Pre-conditioning and dual constant composition dissolution kinetics of pulsed laser deposited hydroxyapatite thin films on silicon substrates

• Published in: Biomaterials Vol. 17; no. 6; pp. 631 - 637
• Main Authors: Tucker, B.E., Cottell, C.M., Auyeungt, R.C.Y., Spector, M., Nancollas, G.H.
• Format: Journal Article
• Language: English
• Published: Oxford Elsevier Ltd 01.03.1996; Elsevier Science
• Subjects: Biological and medical sciences; calcium phosphate; Calcium Phosphates - metabolism; dissolution; Hydrogen-Ion Concentration; Hydroxyapatite; Hydroxyapatites - chemistry; Hydroxyapatites - metabolism; Lasers; Medical sciences; prosthetics; pulsed laser deposition; Silicon - chemistry; Solubility; Surgery (general aspects). Transplantations, organ and tissue grafts.
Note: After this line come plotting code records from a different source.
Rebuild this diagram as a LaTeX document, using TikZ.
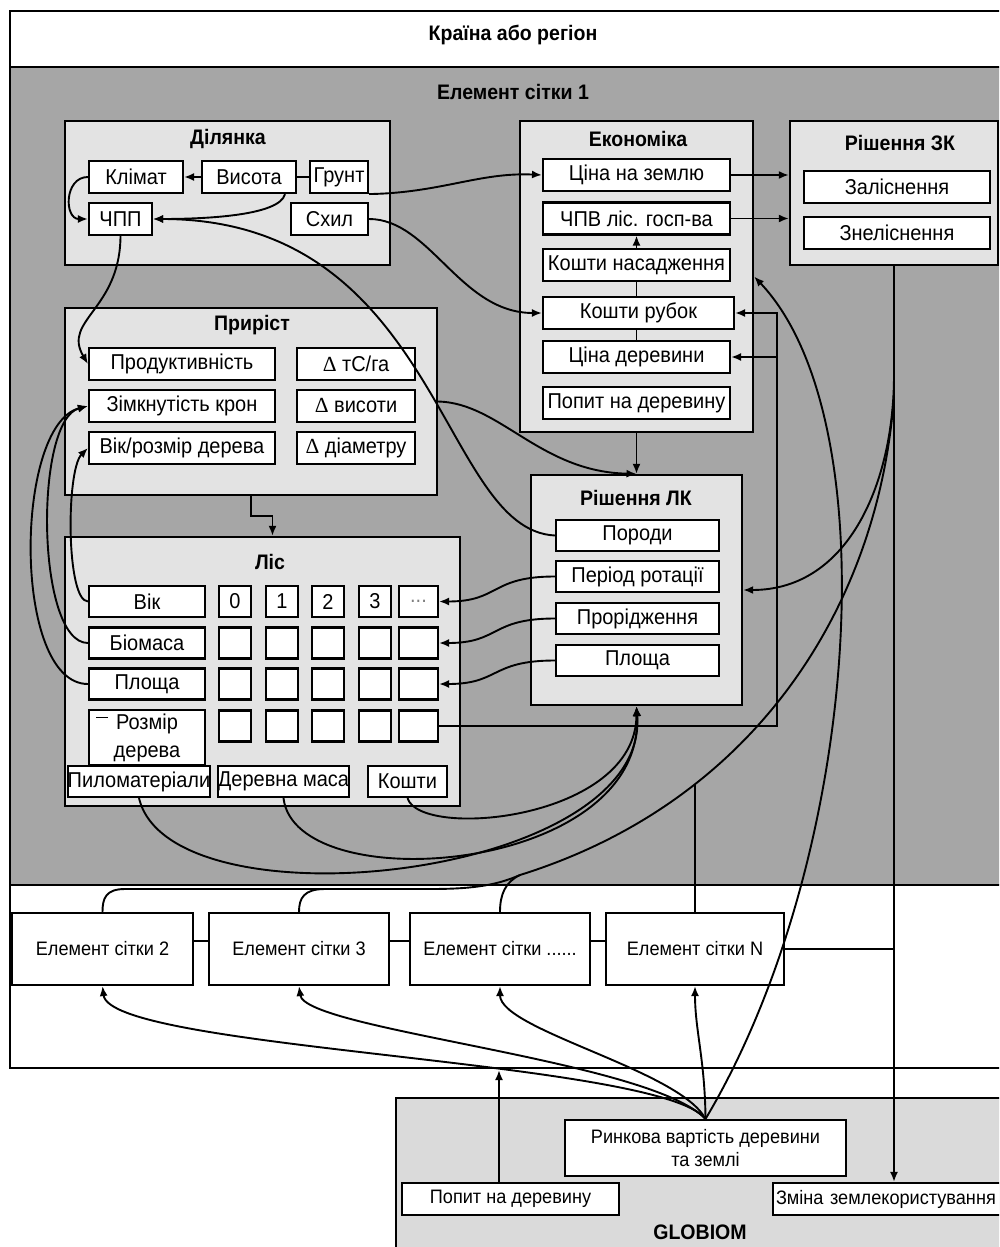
\documentclass[tikz,border=0pt]{standalone}
\usepackage{fontspec}
\setmainfont{Liberation Sans}[FakeStretch=0.93]
\newfontfamily\serifd{Liberation Serif}
\usetikzlibrary{arrows.meta,calc}
\definecolor{bggrey}{HTML}{A6A6A6}
\definecolor{grpfill}{HTML}{E3E3E3}
\definecolor{globfill}{HTML}{DADADA}
\newcommand\fsA{\fontsize{21.5}{24}\selectfont}
\newcommand\fsT{\fontsize{21}{24}\selectfont}
\newcommand\fsB{\fontsize{19.5}{22}\selectfont}
\newcommand\fsC{\fontsize{19.5}{23}\selectfont}
\begin{document}
\begin{tikzpicture}[x=1pt,y=-1pt,
  bx/.style={draw, line width=2.1pt, fill=white, inner sep=0pt, font=\fsA},
  grp/.style={draw, line width=2.3pt, fill=grpfill, inner sep=0pt},
  ttl/.style={font=\bfseries\fsT, inner sep=0pt},
  conn/.style={line width=1.9pt},
  arr/.style={conn, -{Latex[length=10pt,width=8pt]}}]
\useasboundingbox (0,0) rectangle (999,1247);
\clip (0,0) rectangle (999,1247);
\fill[white] (0,0) rectangle (999,1247);
\fill[bggrey] (10,67) rectangle (1010,885);
\draw[line width=2.3pt] (10,11) rectangle (1010,1068);
\draw[line width=2.3pt] (10,67) -- (1010,67);
\draw[line width=2.3pt] (10,885) -- (1010,885);
\node[ttl] (country) at (513,35) {Країна або регіон};
\node[ttl] (cell1) at (513,92) {Елемент сітки 1};

% Dilyanka
\node[grp, minimum width=325pt, minimum height=144pt] (dil) at (227.5,193) {};
\node[ttl] (dilt) at (228,139) {Ділянка};
\node[bx, minimum width=94pt, minimum height=32pt] (klimat) at (136,177) {Клімат};
\node[bx, minimum width=94pt, minimum height=32pt] (vysota) at (249,177) {Висота};
\node[bx, minimum width=58pt, minimum height=32pt] (grunt) at (339,177) {Грунт};
\node[bx, minimum width=63pt, minimum height=32pt] (chpp) at (120.5,219) {ЧПП};
\node[bx, minimum width=77pt, minimum height=32pt] (skhyl) at (329.5,219) {Схил};

% Ekonomika
\node[grp, minimum width=233pt, minimum height=311pt] (ekon) at (636.5,276.5) {};
\node[ttl] (ekont) at (638,139) {Економіка};
\node[bx, minimum width=187pt, minimum height=32pt] (czem) at (636.5,175) {Ціна на землю};
\node[bx, minimum width=187pt, minimum height=32pt] (chpv) at (636.5,218.5) {ЧПВ ліс. госп-ва};
\node[bx, minimum width=187pt, minimum height=32pt] (kn) at (636.5,265) {Кошти насадження};
\node[bx, minimum width=191pt, minimum height=32pt] (kr) at (638.5,313) {Кошти рубок};
\node[bx, minimum width=187pt, minimum height=32pt] (cd) at (636.5,357) {Ціна деревини};
\node[bx, minimum width=187pt, minimum height=32pt] (pd) at (636.5,403) {Попит на деревину};

% Rishennya ZK
\node[grp, minimum width=208pt, minimum height=144pt] (rzk) at (894,193) {};
\node[ttl] (rzkt) at (900,143) {Рішення ЗК};
\node[bx, minimum width=186pt, minimum height=32pt] (zal) at (897,187) {Заліснення};
\node[bx, minimum width=186pt, minimum height=32pt] (znel) at (897,233) {Знеліснення};

% Pryrist
\node[grp, minimum width=372pt, minimum height=187pt] (pryr) at (251,401.5) {};
\node[ttl] (pryrt) at (252,325) {Приріст};
\node[bx, minimum width=186pt, minimum height=32pt] (prod) at (182,364) {Продуктивність};
\node[bx, minimum width=186pt, minimum height=32pt] (zimk) at (182,406) {Зімкнутість крон};
\node[bx, minimum width=186pt, minimum height=32pt] (vik) at (182,448) {Вік/розмір дерева};
\node[bx, minimum width=118pt, minimum height=32pt] (dtc) at (356,364) {{\serifd Δ} тС/га};
\node[bx, minimum width=118pt, minimum height=32pt] (dvys) at (356,406) {{\serifd Δ} висоти};
\node[bx, minimum width=118pt, minimum height=32pt] (ddiam) at (356,448) {{\serifd Δ} діаметру};

% Lis
\node[grp, minimum width=395pt, minimum height=269pt] (lis) at (262.5,671.5) {};
\node[ttl] (list) at (270,562) {Ліс};
\node[bx, minimum width=116pt, minimum height=31pt] (lvik) at (147,601.5) {Вік};
\node[bx, minimum width=116pt, minimum height=31pt] (lbio) at (147,643) {Біомаса};
\node[bx, minimum width=116pt, minimum height=31pt] (lplo) at (147,684) {Площа};
\node[bx, minimum width=116pt, minimum height=55pt, align=center, font=\fontsize{21.5}{28}\selectfont] (lroz) at (147,737.5) {Розмір\\дерева};
\draw[line width=0.9pt] (96,717) -- (108,717);
\node[bx, minimum width=32pt, minimum height=31pt] (c11) at (235,601.5) {0};
\node[bx, minimum width=32pt, minimum height=31pt] (c12) at (282,601.5) {1};
\node[bx, minimum width=32pt, minimum height=31pt] (c13) at (328,601.5) {2};
\node[bx, minimum width=32pt, minimum height=31pt] (c14) at (375,601.5) {3};
\node[bx, minimum width=39pt, minimum height=31pt, text=gray] (c15) at (418.5,601.5) {...};
\foreach \r/\yy in {2/643,3/684,4/726}{
  \foreach \c/\xx/\ww in {1/235/32,2/282/32,3/328/32,4/375/32,5/418.5/39}{
    \node[bx, minimum width=\ww pt, minimum height=31pt] (c\r\c) at (\xx,\yy) {};
  }
}
\node[bx, minimum width=132pt, minimum height=31pt] (pylo) at (139,781.5) {Пиломатеріали};
\node[bx, minimum width=121pt, minimum height=31pt] (dmasa) at (283.5,781.5) {Деревна маса};
\node[bx, minimum width=79pt, minimum height=31pt] (kosh) at (407.5,781.5) {Кошти};

% Rishennya LK
\node[grp, minimum width=211pt, minimum height=230pt] (rlk) at (636.5,590) {};
\node[ttl] (rlkt) at (636,498) {Рішення ЛК};
\node[bx, minimum width=163pt, minimum height=31pt] (porody) at (637.5,535.5) {Породи};
\node[bx, minimum width=163pt, minimum height=31pt] (period) at (637.5,576.5) {Період ротації};
\node[bx, minimum width=163pt, minimum height=31pt] (prorid) at (637.5,618.5) {Прорідження};
\node[bx, minimum width=163pt, minimum height=31pt] (lkplo) at (637.5,660.5) {Площа};

% grid cells
\node[bx, font=\fsB, minimum width=181pt, minimum height=72pt] (e2) at (102.5,949) {Елемент сітки 2};
\node[bx, font=\fsB, minimum width=180pt, minimum height=72pt] (e3) at (299,949) {Елемент сітки 3};
\node[bx, font=\fsB, minimum width=180pt, minimum height=72pt] (edots) at (500,949) {Елемент сітки ......};
\node[bx, font=\fsB, minimum width=178pt, minimum height=72pt] (en) at (695,949) {Елемент сітки N};

% GLOBIOM
\node[draw, line width=2.3pt, fill=globfill, minimum width=620pt, minimum height=170pt] (glob) at (706,1183) {};
\node[bx, font=\fsC, align=center, minimum width=281pt, minimum height=56pt] (rv) at (705.5,1148) {Ринкова вартість деревини\\та землі};
\node[bx, font=\fsB, minimum width=217pt, minimum height=32pt] (popg) at (510.5,1199) {Попит на деревину};
\node[bx, font=\fsB, minimum width=237pt, minimum height=32pt, text width=231pt, align=left] (zmina) at (891.5,1199) {Зміна землекористування};
\node[ttl] (globt) at (700,1232) {GLOBIOM};

% connectors in Dilyanka
\draw[arr] (vysota.west) -- (klimat.east);
\draw[conn] (grunt.west) -- (vysota.east);
\draw[arr] (klimat.west) .. controls (64,177) and (64,219) .. (chpp.west);
\draw[arr] ([xshift=36pt]vysota.south) .. controls (280,215) and (210,219) .. (chpp.east);
\draw[arr] (grunt.south east) .. controls (440,193) and (480,172) .. (czem.west);
\draw[arr] (skhyl.east) .. controls (430,219) and (460,313) .. (kr.west);
\draw[arr] (chpp.south) .. controls (120,310) and (62,320) .. (prod.west);
\draw[arr] (porody.west) .. controls (440,530) and (440,219) .. (chpp.east);

% Ekonomika internal
\draw[arr] (kn.north) -- (chpv.south);
\draw[conn] (kn.south) -- (kn.south |- kr.north);
\draw[conn] (cd.north) -- (cd.north |- kr.south);
\draw[arr] (czem.east) -- (czem.east -| rzk.west);
\draw[arr] (chpv.east) -- (chpv.east -| rzk.west);
\draw[arr] (ekon.south) -- (rlk.north);
\draw[arr] (pryr.east) .. controls (500,403) and (540,472) .. (rlk.north);
\draw[arr] (pryr.south) -- ++(0,20) -| ([xshift=10pt]lis.north);

% Lis -> Pryrist
\draw[arr] (lvik.west) .. controls (66,601) and (66,470) .. (vik.west);
\draw[arr] (lbio.west) .. controls (36,643) and (34,420) .. (zimk.west);
\draw[arr] (lplo.west) .. controls (12,684) and (14,425) .. (zimk.west);

% Rishennya LK -> Lis
\draw[arr] (period.west) .. controls (490,576.5) and (500,601.5) .. (c15.east);
\draw[arr] (prorid.west) .. controls (490,618.5) and (500,643) .. (c25.east);
\draw[arr] (lkplo.west) .. controls (490,660.5) and (500,684) .. (c35.east);

% Lis -> Ekonomika
\coordinate (vr1) at (777,313);
\coordinate (vr2) at (777,357);
\draw[arr] (c45.east) -| (vr1) -- (kr.east);
\draw[arr] (vr2) -- (cd.east);

% products -> Rishennya LK
\draw[arr] (pylo.south) .. controls (170,930) and (650,880) .. (rlk.south);
\draw[arr] (dmasa.south) .. controls (295,900) and (645,875) .. (rlk.south);
\draw[arr] (kosh.south) .. controls (420,840) and (636,820) .. (rlk.south);

% Rishennya ZK outputs
\draw[arr] (rzk.south) -- (rzk.south |- zmina.north);
\coordinate (rzk1) at (894,375);
\coordinate (rzk2) at (894,395);
\draw[arr] (rzk1) .. controls (894,480) and (850,590) .. (rlk.east);
\coordinate (j1) at (520,875);
\coordinate (j2) at (695,785);
\coordinate (j3) at (430,889);
\coordinate (j4) at (125,889);
\coordinate (j5) at (325,889);
\draw[conn] (rzk2) .. controls (880,600) and (760,800) .. (j1);
\draw[conn] (j2) -- (en.north);
\draw[conn] (j1) .. controls (495,886) and (470,889) .. (j3) -- (j4) .. controls (106,889) and (102.5,898) .. (e2.north);
\draw[conn] (j5) .. controls (304,889) and (299,898) .. (e3.north);
\draw[conn] (j1) .. controls (505,882) and (500,895) .. (edots.north);

% links between grid cells
\draw[conn] ([yshift=8pt]e2.east) -- ([yshift=8pt]e3.west);
\draw[conn] ([yshift=8pt]e3.east) -- ([yshift=8pt]edots.west);
\draw[conn] ([yshift=8pt]edots.east) -- ([yshift=8pt]en.west);
\draw[conn] (en.east) -- (en.east -| rzk.south);

% GLOBIOM links
\draw[arr] (rv.north) .. controls (660,1060) and (110,1050) .. (e2.south);
\draw[arr] (rv.north) .. controls (650,1060) and (305,1030) .. (e3.south);
\draw[arr] (rv.north) .. controls (680,1070) and (500,1030) .. (edots.south);
\draw[arr] (rv.north) .. controls (705,1060) and (695,1030) .. (en.south);
\draw[arr] (rv.north) .. controls (860,860) and (890,420) .. (ekon.east);
\coordinate (fb) at (499,1070);
\draw[arr] (popg.north -| fb) -- (fb);
\end{tikzpicture}
\end{document}
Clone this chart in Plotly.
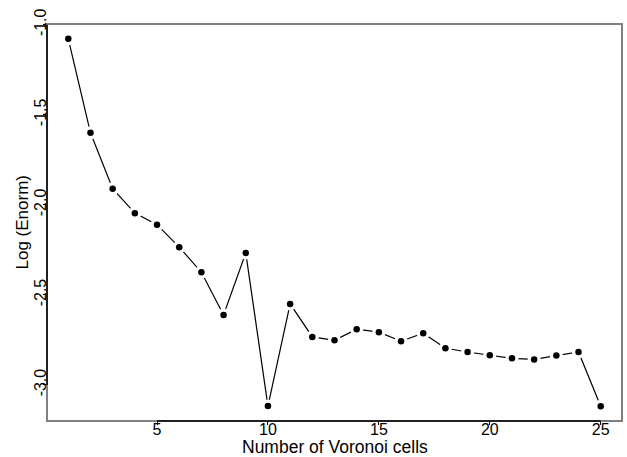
import plotly.graph_objects as go

cells = list(range(1, 26))
log_enorm = [-1.078, -1.60, -1.91, -2.046, -2.11, -2.235, -2.374, -2.611, -2.267,
             -3.117, -2.55, -2.733, -2.752, -2.69, -2.707, -2.757, -2.713, -2.796,
             -2.817, -2.835, -2.852, -2.858, -2.837, -2.817, -3.118]

x_ticks = [5, 10, 15, 20, 25]
y_ticks = [-3.0, -2.5, -2.0, -1.5, -1.0]
y_tick_labels = ["-3.0", "-2.5", "-2.0", "-1.5", "-1.0"]
x_title = "Number of Voronoi cells"
y_title = "Log (Enorm)"

FONT = "Liberation Sans, Arial, Helvetica, sans-serif"
W, H = 627, 457
ML, MR, MT, MB = 47, 5, 24, 36
PW, PH = W - ML - MR, H - MT - MB

fig = go.Figure()
fig.add_trace(go.Scatter(x=cells, y=log_enorm, mode="lines",
                         line=dict(color="black", width=1.2), hoverinfo="skip"))
fig.add_trace(go.Scatter(x=cells, y=log_enorm, mode="markers",
                         marker=dict(color="white", size=13, line=dict(width=0)),
                         hoverinfo="skip"))
fig.add_trace(go.Scatter(x=cells, y=log_enorm, mode="markers",
                         marker=dict(color="black", size=6.5, line=dict(width=0))))

fig.add_shape(type="rect", xref="paper", yref="paper", x0=0, x1=1, y0=0, y1=1,
              line=dict(color="#808080", width=2))
fig.add_shape(type="line", xref="x", yref="paper", x0=x_ticks[0], x1=x_ticks[-1],
              y0=0, y1=0, line=dict(color="black", width=1.5))
fig.add_shape(type="line", xref="paper", yref="y", x0=0, x1=0,
              y0=y_ticks[0], y1=y_ticks[-1], line=dict(color="black", width=1.5))

fig.add_annotation(text=x_title, xref="paper", yref="paper", x=0.5,
                   y=-(447 - (H - MB)) / PH, xanchor="center", yanchor="middle",
                   showarrow=False, font=dict(size=17.5))
fig.add_annotation(text=y_title, xref="paper", yref="paper", x=(22 - ML) / PW,
                   y=0.5, xanchor="center", yanchor="middle", textangle=-90,
                   showarrow=False, font=dict(size=17))

fig.update_layout(
    width=W, height=H,
    margin=dict(l=ML, r=MR, t=MT, b=MB),
    paper_bgcolor="white", plot_bgcolor="white",
    showlegend=False,
    font=dict(family=FONT, color="black", size=16),
    xaxis=dict(range=[0.04, 25.96], tickvals=x_ticks, showgrid=False, zeroline=False,
               showline=False, ticks="outside", ticklen=3, tickcolor="black",
               tickfont=dict(size=16), automargin=False, ticklabelstandoff=-9),
    yaxis=dict(range=[-3.2, -0.996], tickvals=y_ticks, ticktext=y_tick_labels,
               showgrid=False, zeroline=False, showline=False, ticks="outside",
               ticklen=3, tickcolor="black", tickangle=-90, tickfont=dict(size=16),
               automargin=False, ticklabelstandoff=-9),
)

fig.write_html("out.html", config={"displayModeBar": False},
               post_script="document.body.style.margin='0';")
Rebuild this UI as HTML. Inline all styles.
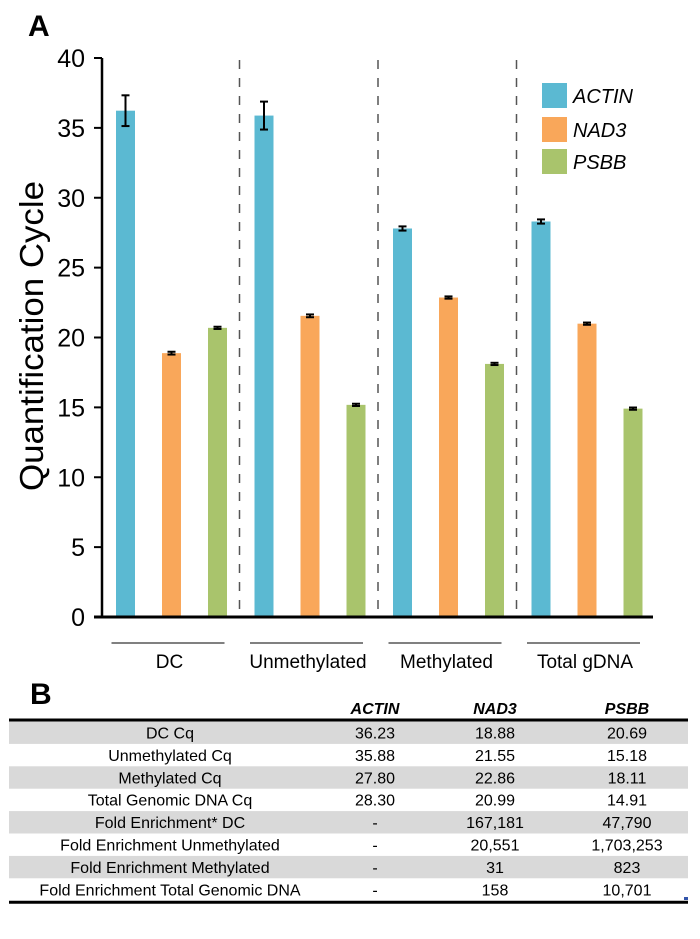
<!DOCTYPE html>
<html><head><meta charset="utf-8"><style>
body{margin:0;background:#fff;width:700px;height:934px;overflow:hidden;font-family:"Liberation Sans",sans-serif}
</style></head><body>
<svg width="700" height="934" xmlns="http://www.w3.org/2000/svg" font-family="Liberation Sans, sans-serif">
<text x="28" y="36" font-size="30" font-weight="bold">A</text>
<g id="chart"></g>
<text x="30" y="704" font-size="30" font-weight="bold">B</text>
<g id="table"></g>
</svg>
<script>
const categories=["DC","Unmethylated","Methylated","Total gDNA"];
const seriesNames=["ACTIN","NAD3","PSBB"];
const actin=[36.23,35.88,27.80,28.30];
const nad3=[18.88,21.55,22.86,20.99];
const psbb=[20.69,15.18,18.11,14.91];
const actinErr=[1.1,1.0,0.15,0.15];
const nad3Err=[0.1,0.1,0.08,0.08];
const psbbErr=[0.08,0.08,0.08,0.08];
const yTicks=[0,5,10,15,20,25,30,35,40];
const colors=["#5bb9d2","#f9a75a","#a9c46c"];
const NS="http://www.w3.org/2000/svg";
const g=document.getElementById('chart');
function mk(tag,attrs,parent){const e=document.createElementNS(NS,tag);for(const k in attrs)e.setAttribute(k,attrs[k]);(parent||g).appendChild(e);return e;}
const y0=617,yTop=58,yMax=40;
function yS(v){return y0-(v/yMax)*(y0-yTop);}
const x0=102,band=138.5;
function xC(i){return x0+band*i+69.5;}
const offs=[-46,0,46],bw=19;
const series=[actin,nad3,psbb],errs=[actinErr,nad3Err,psbbErr];
for(let i=1;i<categories.length;i++){
 const l=mk('line',{x1:x0+band*i-1,x2:x0+band*i-1,y1:60,y2:615,stroke:'#555','stroke-width':1.5,'stroke-dasharray':'9,9'});
 
 
}
series.forEach((s,si)=>{
 s.forEach((v,i)=>{
  const cx=xC(i)+offs[si];
  const r=mk('rect',{x:cx-bw/2,y:yS(v),width:bw,height:y0-yS(v),fill:colors[si]});
  
  
  const e=errs[si][i];
  const eg=mk('g',{stroke:'#000','stroke-width':2});
  
  
  mk('line',{x1:cx,x2:cx,y1:yS(v+e),y2:yS(v-e)},eg);
  mk('line',{x1:cx-4,x2:cx+4,y1:yS(v+e),y2:yS(v+e)},eg);
  mk('line',{x1:cx-4,x2:cx+4,y1:yS(v-e),y2:yS(v-e)},eg);
 });
});
let a=mk('line',{x1:x0,x2:x0,y1:yTop,y2:y0,stroke:'#000','stroke-width':2.5});

a=mk('line',{x1:94,x2:653,y1:y0,y2:y0,stroke:'#000','stroke-width':3});

yTicks.forEach(t=>{
 mk('line',{x1:94,x2:x0,y1:yS(t),y2:yS(t),stroke:'#000','stroke-width':2});
 const tx=mk('text',{x:85,y:yS(t)+9,'font-size':25,'text-anchor':'end'});
 tx.textContent=t;
 
 
});
const yt=mk('text',{x:0,y:0,'font-size':33,'text-anchor':'middle',textLength:310,lengthAdjust:'spacingAndGlyphs',transform:'translate(43,336) rotate(-90)'});
yt.textContent='Quantification Cycle';


categories.forEach((c,i)=>{
 mk('line',{x1:xC(i)-60,x2:xC(i)+53,y1:643,y2:643,stroke:'#000','stroke-width':1});
 const t=mk('text',{x:xC(i)-2,y:668,'font-size':19,'text-anchor':'middle'});
 t.textContent=c;
 
 
});
const legY=[83,117,149];
seriesNames.forEach((n,i)=>{
 const lg=mk('g',{});
 
 
 mk('rect',{x:542,y:legY[i],width:25,height:25,fill:colors[i]},lg);
 const t=mk('text',{x:573,y:legY[i]+20,'font-size':20,'font-style':'italic'},lg);
 t.textContent=n;
});
const tb=document.getElementById('table');
const rowLabels=["DC Cq","Unmethylated Cq","Methylated Cq","Total Genomic DNA Cq","Fold Enrichment* DC","Fold Enrichment Unmethylated","Fold Enrichment Methylated","Fold Enrichment Total Genomic DNA"];
const colActin=["36.23","35.88","27.80","28.30","-","-","-","-"];
const colNad3=["18.88","21.55","22.86","20.99","167,181","20,551","31","158"];
const colPsbb=["20.69","15.18","18.11","14.91","47,790","1,703,253","823","10,701"];
const colX=[170,375,495,627];
seriesNames.forEach((n,i)=>{
 const t=mk('text',{x:colX[i+1],y:714,'font-size':16,'font-weight':'bold','font-style':'italic','text-anchor':'middle'},tb);
 t.textContent=n;
 
 
});
const rh=22.4,rt=721.5;
rowLabels.forEach((lab,r)=>{
 if(r%2===0) mk('rect',{x:9,y:rt+r*rh,width:679,height:rh,fill:'#d9d9d9'},tb);
 const vals=[lab,colActin[r],colNad3[r],colPsbb[r]];
 vals.forEach((v,c)=>{
  const t=mk('text',{x:colX[c],y:rt+r*rh+17,'font-size':16,'text-anchor':'middle'},tb);
  t.textContent=v;
  
  
 });
});
mk('line',{x1:9,x2:688,y1:720,y2:720,stroke:'#000','stroke-width':3},tb);
mk('line',{x1:9,x2:688,y1:rt+8*rh+1.5,y2:rt+8*rh+1.5,stroke:'#000','stroke-width':3},tb);
mk('rect',{x:684,y:897,width:4,height:3,fill:'#3355aa'},tb);
</script>
</body></html>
Graft diseases; Technology. Biomaterials. Equipments; Temperature; X-Ray Diffraction; Hydroxyapatite; calcium phosphate; pulsed laser deposition; prosthetics; dissolution; Biomaterial; Kinetics; Pulsed laser; Prosthesis
• ISSN: 0142-9612; 1878-5905
• DOI: 10.1016/0142-9612(96)88714-X

The kinetics of dissolution of pulsed laser deposited crystalline and amorphous thin films of hydroxyapatite on silicon substrates were measured at 37 °C and a pH value of 6.5 using the dual constant composition method. Solutions in which the pulsed laser deposited films were preconditioned (0.15 m NaCl) remained undersaturated or slightly supersaturated with respect to hydroxyapatite after equilibrium was reached, indicating only a very small coating release and the absence of re-precipitation on the surfaces. The amorphous films released more calcium and phosphate during pre-conditioning than the more crystalline films. Dual constant composition dissolution rates decreased as film crystallinity increased. The film with the lowest dissolution rate (approximately one sixth that of a crystalline film deposited using a hydroxyapatite powder target) was fabricated using a human tooth as the laser target. During pre-conditioning of plasma-sprayed coatings, more calcium and phosphate were released than for pulsed laser deposited films, and dual constant composition dissolution rates were much higher.